Qui remettrait aujourd’hui en cause l’existence des familles recomposées en raison du brouillage des relations qu’elles suscitent ? Certes, chaque enfant concerné dispose de parents et de beaux-parents, et se perd parfois dans le nombre de ses grands-parents. Faudrait-il pour autant, simplement parce que l’organisation des fêtes de famille est d’une complexité inouïe, en revenir au modèle unique et bien ordonné de la famille nucléaire ? Dans le même ordre d’idées, qui, dans sa vie professionnelle, n’a pas subi les difficultés d’une organisation qui voit chacun participer à de multiples projets, sans toujours comprendre la cohérence qui les régit ? Devrait-on pour autant revenir à la simplicité de l’organigramme en râteau ?

C’est pourtant ce que suggère le nouveau premier ministre à propos de l’action publique locale en annonçant un « grand acte de décentralisation », fondé sur la clarification des compétences entre collectivités locales et la fin des financements croisés entre elles.
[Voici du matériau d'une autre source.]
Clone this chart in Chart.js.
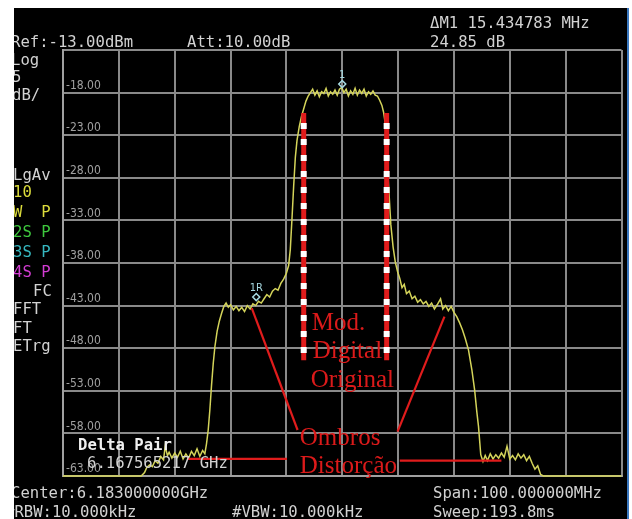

Il vient ainsi confirmer le diagnostic du président de la République qui affirmait, lors du Congrès des maires, en novembre 2023, que cette complexité inhérente à l’organisation des sociétés contemporaines revenait à fonctionner « cul par-dessus tête » et exigerait donc une remise en ordre vers un jardin à la française.

Cette intention de réformer à rebours des évolutions de la société n’a qu’une justification : donner aux contribuables un gage simple et lisible de réduction de la dépense publique. Mais à quel prix ? D’abord celui d’une illusion. Dès le premier acte de la décentralisation, en 1982, avec les lois Defferre, cette politique a mis en avant le principe de « taylorisme territorial » : à chaque échelon, l’attribution d’un bloc de compétences spécialisées. En vain, car la réalité contraint chaque institution territoriale à faire un peu de tout. L’explication ne tient pas seulement aux rivalités de pouvoir. Ce ne sont pas tant les financements qui sont croisés que les enjeux à traiter.